In their paper Every Poset Has a Central Element, Linial and Saks show (Theorem 1) that the number of queries required to solve the ideal identification problem in a poset $X$ is at most $K_0 \log_2 i(X)$, where $K_0 = 1/(2 - \log_2(1 + \log_2 5))$ and $i(X)$ is the number of ideals of $X$. What they call an "ideal" is actually a lower set and there is an obvious one to one correspondance between monotonic predicates and the lower set of the points at which they don't hold, besides their "identification problem" is to identify by querying nodes just like in my setting, so I think they are dealing with the problem I'm interested in and that $i(X) = N_X$.

So, according to their result, the information-theoretic lower bound is tight up to a relatively small multiplicative constant. So this basically settles the question of the number of questions required, as a function of $N_X$ and up to a multiplicative constant: it is between $\log_2 N_X$ and $K_0 \log_2 N_X$.
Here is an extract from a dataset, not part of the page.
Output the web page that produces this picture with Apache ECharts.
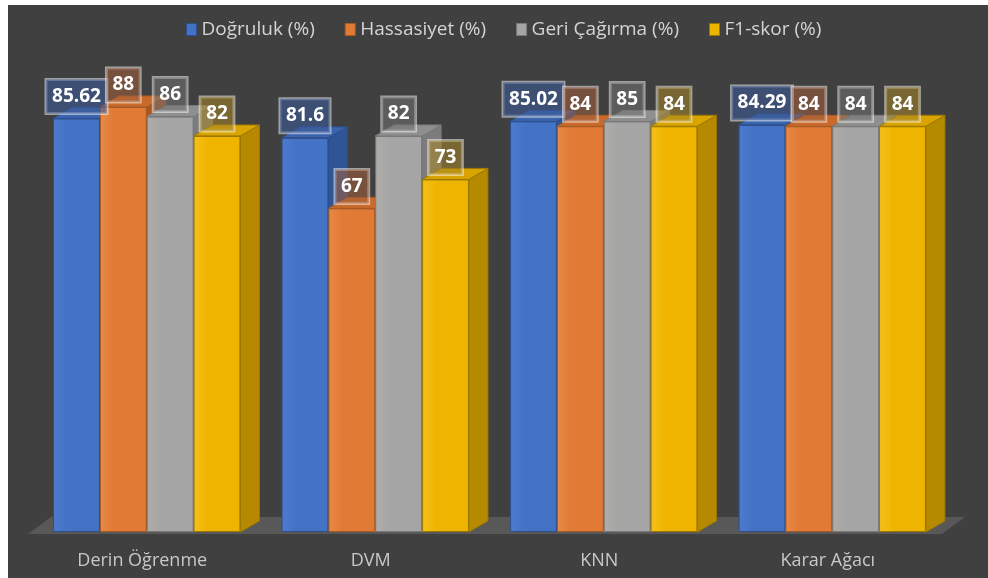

Linial and Saks quote a personal communication by Shearer to say that there are known orders for which we can prove a lower bound of $K_1 \log_2 N_X$ for some $K_1$ which is just slightly less than $K_0$ (this is in the spirit of Yoshio Okamoto's answer who tried this approach for a smaller value of $K_1$).

This does not fully answer my question of computing the number of questions required from $X$, however, since computing $N_X$ from $X$ is #P-complete, I have a feeling that there is little hope. (Comments about this point are welcome.) Still, this result by Linial and Saks is enlightening.